Another explanation would be that people fully understand feminism and its main goals and want nothing to do with the ideology or its followers. It is very easy to play the victim, yet in this instance feminists cannot lay claim to that status. Feminists attack people who disagree with them. The feminist response to actresses disvowing feminism was not compassion but mockery, anger, and harassment. The same holds true for their treatment of Women Against Feminism. There was no solidarity or attempt at dialogue. There was only attack after attack, humiliation, and bullying. Men fair far worse. Bring up men’s issues, and one suddenly finds feminists tweeting pictures of themselves wearing t-shirts that read, “I bathe in male tears.”

Feminists like to believe the act out of compassion for everyone, but their actions and words prove otherwise. Yet so convinced are they or their altruism that they grace us with things like Maxwell’s list of the 10 worth myths about feminism. As she explains:

This means that all those who believe feminism hurts women, is perpetuated by man-haters or is designed to subjugate men’s rights are confused. So, in order to counter some of the more problematic and pervasive stereotypes about feminism, we’ve given some of the most popular myths a good old fashioned debunking.

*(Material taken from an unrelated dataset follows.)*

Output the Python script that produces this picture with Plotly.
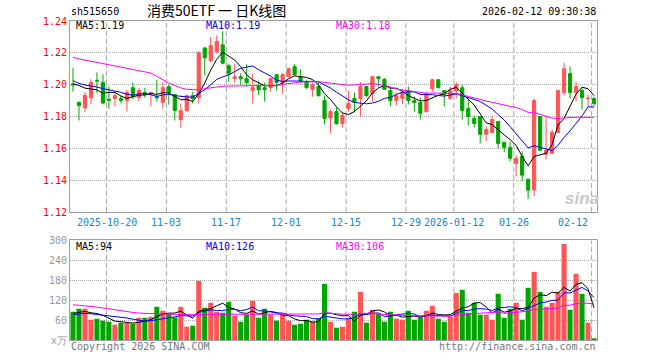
import plotly.graph_objects as go
import pandas as pd

# ---------------- data ----------------
dates = [
    "2025-10-10", "2025-10-13", "2025-10-14", "2025-10-15", "2025-10-16", "2025-10-17",
    "2025-10-20", "2025-10-21", "2025-10-22", "2025-10-23", "2025-10-24",
    "2025-10-27", "2025-10-28", "2025-10-29", "2025-10-30", "2025-10-31",
    "2025-11-03", "2025-11-04", "2025-11-05", "2025-11-06", "2025-11-07",
    "2025-11-10", "2025-11-11", "2025-11-12", "2025-11-13", "2025-11-14",
    "2025-11-17", "2025-11-18", "2025-11-19", "2025-11-20", "2025-11-21",
    "2025-11-24", "2025-11-25", "2025-11-26", "2025-11-27", "2025-11-28",
    "2025-12-01", "2025-12-02", "2025-12-03", "2025-12-04", "2025-12-05",
    "2025-12-08", "2025-12-09", "2025-12-10", "2025-12-11", "2025-12-12",
    "2025-12-15", "2025-12-16", "2025-12-17", "2025-12-18", "2025-12-19",
    "2025-12-22", "2025-12-23", "2025-12-24", "2025-12-25", "2025-12-26",
    "2025-12-29", "2025-12-30", "2025-12-31",
    "2026-01-05", "2026-01-06", "2026-01-07", "2026-01-08", "2026-01-09",
    "2026-01-12", "2026-01-13", "2026-01-14", "2026-01-15", "2026-01-16",
    "2026-01-19", "2026-01-20", "2026-01-21", "2026-01-22", "2026-01-23",
    "2026-01-26", "2026-01-27", "2026-01-28", "2026-01-29", "2026-01-30",
    "2026-02-02", "2026-02-03", "2026-02-04", "2026-02-05", "2026-02-06",
    "2026-02-09", "2026-02-10", "2026-02-11", "2026-02-12",
]

opens = [
    1.2005, 1.1888, 1.1854, 1.1917, 1.2027, 1.2014, 1.1908, 1.1913, 1.1913, 1.1900,
    1.1981, 1.1919, 1.1950, 1.1942, 1.1925, 1.1888, 1.1988, 1.1938, 1.1781, 1.1838,
    1.1931, 1.1919, 1.2231, 1.2150, 1.2208, 1.2250, 1.2119, 1.2038, 1.2050, 1.2038,
    1.1963, 1.1992, 1.1981, 1.1981, 1.2063, 1.2013, 1.2050, 1.2113, 1.2050, 1.2019,
    1.1969, 1.1988, 1.1900, 1.1790, 1.1831, 1.1756, 1.1850, 1.1913, 1.1913, 1.1988,
    1.1944, 1.2050, 1.2033, 1.1963, 1.1900, 1.1913, 1.1963, 1.1900, 1.1888, 1.1831,
    1.1975, 1.2031, 1.1963, 1.1913, 1.1963, 1.1981, 1.1850, 1.1788, 1.1800, 1.1688,
    1.1700, 1.1769, 1.1638, 1.1606, 1.1506, 1.1550, 1.1406, 1.1338, 1.1800, 1.1563,
    1.1569, 1.1700, 1.1950, 1.2069, 1.1950, 1.1963, 1.1913, 1.1913,
]
highs = [
    1.2106, 1.1894, 1.1952, 1.2034, 1.2077, 1.2065, 1.1988, 1.1956, 1.1931, 1.1969,
    1.2013, 1.1981, 1.1981, 1.1956, 1.2031, 1.2019, 1.2000, 1.1942, 1.1881, 1.1938,
    1.1956, 1.2210, 1.2235, 1.2300, 1.2310, 1.2335, 1.2133, 1.2133, 1.2071, 1.2129,
    1.2067, 1.2023, 1.2013, 1.2044, 1.2067, 1.2075, 1.2106, 1.2129, 1.2098, 1.2031,
    1.2013, 1.2013, 1.1931, 1.1840, 1.1856, 1.1831, 1.1963, 1.1950, 1.2015, 1.1994,
    1.2050, 1.2052, 1.2042, 1.1981, 1.1950, 1.1975, 1.1988, 1.1925, 1.1919, 1.1956,
    1.2038, 1.2033, 1.1965, 1.1988, 1.2015, 1.2000, 1.1913, 1.1806, 1.1800, 1.1738,
    1.1800, 1.1771, 1.1640, 1.1638, 1.1556, 1.1581, 1.1408, 1.1913, 1.1802, 1.1800,
    1.1719, 1.1969, 1.2138, 1.2113, 1.2019, 1.1981, 1.1938, 1.1925,
]
lows = [
    1.1956, 1.1775, 1.1828, 1.1879, 1.1948, 1.1876, 1.1849, 1.1863, 1.1883, 1.1831,
    1.1908, 1.1894, 1.1919, 1.1863, 1.1894, 1.1850, 1.1875, 1.1775, 1.1731, 1.1831,
    1.1881, 1.1881, 1.2060, 1.2140, 1.2195, 1.2128, 1.2019, 1.2013, 1.2000, 1.1988,
    1.1881, 1.1935, 1.1894, 1.1956, 1.1963, 1.1944, 1.2044, 1.2056, 1.2013, 1.1975,
    1.1925, 1.1925, 1.1750, 1.1696, 1.1748, 1.1731, 1.1831, 1.1827, 1.1800, 1.1925,
    1.1894, 1.1988, 1.1967, 1.1863, 1.1869, 1.1879, 1.1875, 1.1831, 1.1781, 1.1825,
    1.1956, 1.1977, 1.1863, 1.1906, 1.1913, 1.1781, 1.1744, 1.1731, 1.1631, 1.1644,
    1.1694, 1.1600, 1.1575, 1.1519, 1.1425, 1.1394, 1.1281, 1.1300, 1.1581, 1.1531,
    1.1563, 1.1696, 1.1931, 1.1913, 1.1894, 1.1844, 1.1863, 1.1863,
]
closes = [
    1.1998, 1.1869, 1.1933, 1.2014, 1.2024, 1.1885, 1.1902, 1.1931, 1.1900, 1.1950,
    1.1925, 1.1963, 1.1938, 1.1950, 1.1917, 1.1981, 1.1950, 1.1838, 1.1838, 1.1931,
    1.1913, 1.2200, 1.2169, 1.2245, 1.2272, 1.2135, 1.2071, 1.2050, 1.2038, 1.2013,
    1.1981, 1.1967, 1.1969, 1.2038, 1.2013, 1.2063, 1.2100, 1.2063, 1.2019, 1.1981,
    1.2000, 1.1931, 1.1788, 1.1831, 1.1754, 1.1806, 1.1881, 1.1888, 1.1988, 1.1931,
    1.2050, 1.2038, 1.1971, 1.1900, 1.1931, 1.1950, 1.1900, 1.1888, 1.1821, 1.1944,
    1.2031, 1.1981, 1.1938, 1.1963, 1.2000, 1.1838, 1.1800, 1.1756, 1.1688, 1.1719,
    1.1781, 1.1631, 1.1606, 1.1538, 1.1538, 1.1431, 1.1338, 1.1900, 1.1588, 1.1588,
    1.1700, 1.1963, 1.2100, 1.1950, 1.1988, 1.1919, 1.1915, 1.1881,
]
volumes = [
    85, 94, 94, 61, 64, 58, 55, 46, 52, 52,
    49, 67, 67, 70, 100, 88, 79, 68, 100, 40,
    43, 178, 97, 112, 85, 82, 115, 73, 55, 76,
    118, 67, 94, 76, 58, 79, 58, 46, 49, 61,
    55, 64, 169, 55, 37, 40, 64, 85, 145, 52,
    91, 79, 55, 85, 64, 61, 88, 61, 67, 88,
    103, 64, 55, 70, 142, 151, 82, 112, 76, 76,
    61, 139, 67, 94, 112, 61, 157, 205, 145, 100,
    112, 145, 289, 91, 199, 139, 52, 4,
]

# moving-average values before enough bars exist
ma5_head = [1.2005, 1.1995, 1.1978, 1.1972]
ma10_head = [1.2025, 1.2008, 1.1998, 1.1992, 1.1985, 1.1975, 1.1968, 1.1960, 1.1952]
ma30_head = [1.2171, 1.2162, 1.2152, 1.2146, 1.2140, 1.2133, 1.2127, 1.2119, 1.2112,
             1.2105, 1.2098, 1.2090, 1.2081, 1.2073, 1.2052, 1.2031, 1.2010, 1.1995,
             1.1980, 1.1971, 1.1968, 1.1967, 1.1975, 1.1980, 1.1987, 1.1990, 1.1991,
             1.1992, 1.1992]
vma5_head = [80, 84, 86, 82]
vma10_head = [76, 78, 80, 79, 77, 74, 72, 70, 68]
vma30_head = [106, 105, 103, 101, 99, 96, 93, 90, 87, 85, 83, 81, 80, 80, 79, 79,
              78, 77, 77, 76, 76, 77, 77, 77, 77, 77, 77, 76, 76]

tick_dates = ["2025-10-20", "2025-11-03", "2025-11-17", "2025-12-01", "2025-12-15",
              "2025-12-29", "2026-01-12", "2026-01-26", "2026-02-12"]
tick_labels = ["2025-10-20", "11-03", "11-17", "12-01", "12-15",
               "12-29", "2026-01-12", "01-26", "02-12"]
price_ticks = [1.12, 1.14, 1.16, 1.18, 1.20, 1.22, 1.24]
vol_ticks = [0, 60, 120, 180, 240, 300]
vol_ticktext = ["x万", "60", "120", "180", "240", "300"]

code = "sh515650"
title = "消费50ETF 一 日K线图"
stamp = "2026-02-12 09:30:38"
price_ma_labels = ["MA5:1.19", "MA10:1.19", "MA30:1.18"]
vol_ma_labels = ["MA5:94", "MA10:126", "MA30:106"]


def moving_avg(values, n, head):
    s = pd.Series(values, dtype=float).rolling(n).mean().tolist()
    return list(head) + s[len(head):]


ma5 = moving_avg(closes, 5, ma5_head)
ma10 = moving_avg(closes, 10, ma10_head)
ma30 = moving_avg(closes, 30, ma30_head)
vma5 = moving_avg(volumes, 5, vma5_head)
vma10 = moving_avg(volumes, 10, vma10_head)
vma30 = moving_avg(volumes, 30, vma30_head)

# ---------------- style ----------------
RED = "#ff5555"
GREEN = "#00a600"
BORDER = "#a0a0a0"
GRID = "#a8a8a8"
MONO = "DejaVu Sans Mono"
CJK = "Noto Sans CJK SC"
DATE_BLUE = "#1486d4"

W, H = 660, 360
ML, MR, MT, MB = 70, 63, 21, 20
PW = W - ML - MR
PH = H - MT - MB


def px_x(px):
    return (px - ML) / PW


def px_y(py):
    return (H - MB - py) / PH


main_dom = [px_y(212), 1.0]
vol_dom = [0.0, px_y(240.3)]

fig = go.Figure()

fig.add_trace(go.Candlestick(
    x=dates, open=opens, high=highs, low=lows, close=closes,
    increasing=dict(line=dict(color=RED, width=1), fillcolor=RED),
    decreasing=dict(line=dict(color=GREEN, width=1), fillcolor=GREEN),
    whiskerwidth=0, xaxis="x", yaxis="y", showlegend=False, hoverinfo="skip",
))
for vals, col in [(ma5, "#000000"), (ma10, "#0000ff"), (ma30, "#ff00ff")]:
    fig.add_trace(go.Scatter(x=dates, y=vals, mode="lines", line=dict(color=col, width=1),
                             xaxis="x", yaxis="y", showlegend=False, hoverinfo="skip"))

vol_colors = [RED if c >= o else GREEN for o, c in zip(opens, closes)]
fig.add_trace(go.Bar(x=dates, y=volumes, marker=dict(color=vol_colors, line=dict(width=0)),
                     xaxis="x2", yaxis="y2", showlegend=False, hoverinfo="skip"))
for vals, col in [(vma5, "#000000"), (vma10, "#0000ff"), (vma30, "#ff00ff")]:
    fig.add_trace(go.Scatter(x=dates, y=vals, mode="lines", line=dict(color=col, width=1),
                             xaxis="x2", yaxis="y2", showlegend=False, hoverinfo="skip"))

xcommon = dict(type="category", categoryorder="array", categoryarray=dates,
               range=[-0.5, len(dates) - 0.5], showticklabels=False, showgrid=False,
               showline=True, mirror=True, linecolor=BORDER, linewidth=1,
               zeroline=False, ticks="", fixedrange=True)
ycommon = dict(showgrid=True, gridcolor=GRID, griddash="1px,1px", gridwidth=1,
               showline=True, mirror=True, linecolor=BORDER, linewidth=1,
               zeroline=False, ticks="", fixedrange=True, automargin=False)

fig.update_layout(
    width=W, height=H, margin=dict(l=ML, r=MR, t=MT, b=MB, autoexpand=False),
    paper_bgcolor="white", plot_bgcolor="rgba(0,0,0,0)", showlegend=False,
    bargap=0.15, boxgap=0.25,
    xaxis=dict(**xcommon, anchor="y", rangeslider=dict(visible=False)),
    xaxis2=dict(**xcommon, anchor="y2"),
    yaxis=dict(**ycommon, domain=main_dom, range=[1.12, 1.24], tickvals=price_ticks,
               tickformat=".2f", tickfont=dict(family=MONO, size=10, color="#ff0000"),
               anchor="x"),
    yaxis2=dict(**ycommon, domain=vol_dom, range=[0, 300], tickvals=vol_ticks,
                ticktext=vol_ticktext, tickfont=dict(family=MONO, size=10, color="#999999"),
                anchor="x2"),
)

# vertical dashed date grid lines (both panels)
shapes = []
for d in tick_dates:
    xi = dates.index(d) - 0.4
    for xr, yr, y0, y1 in [("x", "y", 1.12, 1.24), ("x2", "y2", 0, 300)]:
        shapes.append(dict(type="line", xref=xr, yref=yr,
                           x0=xi, x1=xi, y0=y0, y1=y1,
                           line=dict(color=GRID, width=1, dash="5px,3px"), layer="below"))
fig.update_layout(shapes=shapes)

ann = []


def text(s, px, py, color="#000000", size=10, family=MONO, anchor="left", **kw):
    ann.append(dict(text=s, x=px_x(px), y=px_y(py), xref="paper", yref="paper",
                    xanchor=anchor, yanchor="middle", showarrow=False,
                    font=dict(family=family, size=size, color=color), **kw))


text(code, 69, 12, size=10)
text(title, 216, 10, size=14, family=CJK, anchor="center")
text(stamp, 598, 12, size=10, anchor="right")

ma_cols = ["#000000", "#0000ff", "#ff00ff"]
for lab, col, px in zip(price_ma_labels, ma_cols, [74, 204, 334]):
    text(lab, px, 26, color=col, size=10)
for lab, col, px in zip(vol_ma_labels, ma_cols, [74, 204, 334]):
    text(lab, px, 246, color=col, size=10)

for d, lab in zip(tick_dates, tick_labels):
    xi = dates.index(d)
    is_last = d == tick_dates[-1]
    ann.append(dict(text=lab, x=xi - 0.4, y=px_y(222), xref="x", yref="paper",
                    xanchor="right" if is_last else "center", yanchor="middle",
                    xshift=-2 if is_last else 0,
                    showarrow=False, font=dict(family=MONO, size=10, color=DATE_BLUE)))

text("Copyright 2026 SINA.COM", 69, 346, color="#777777", size=10)
text("http://finance.sina.com.cn", 598, 346, color="#777777", size=10, anchor="right")
text("<b><i>sina</i></b>", 582, 198, color="#c8c8c8", size=17, family="Liberation Sans",
     anchor="center")

fig.update_layout(annotations=ann)

fig.write_html("out.html", config={"displayModeBar": False},
               post_script="document.body.style.margin='0px';document.body.style.padding='0px';")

Let us see what Maxwell offers:

1. Feminists hate men.

This may be the most persistent myth of them all. Faulty logic dictates that because feminists are active and engaged in making the world equal for everyone, they want to do so at the expense of men.

This is just not true.

Agreed, which is likely why no one makes that argument. The argument people make is that feminists demonstrate a visceral, consistent antipathy towards men. This manifests in feminist theories like “The Patriarchy” and “male privilege” to policies like teaching men and boys “not to rape.” That is the complaint, and so far feminists have done little to address it, although they have done much to worsen it. One need only read articles by Amanda Marcotte or anything on Jezebel or listen to commentators like Zerlina Maxwell to see precisely why people think feminists hate men.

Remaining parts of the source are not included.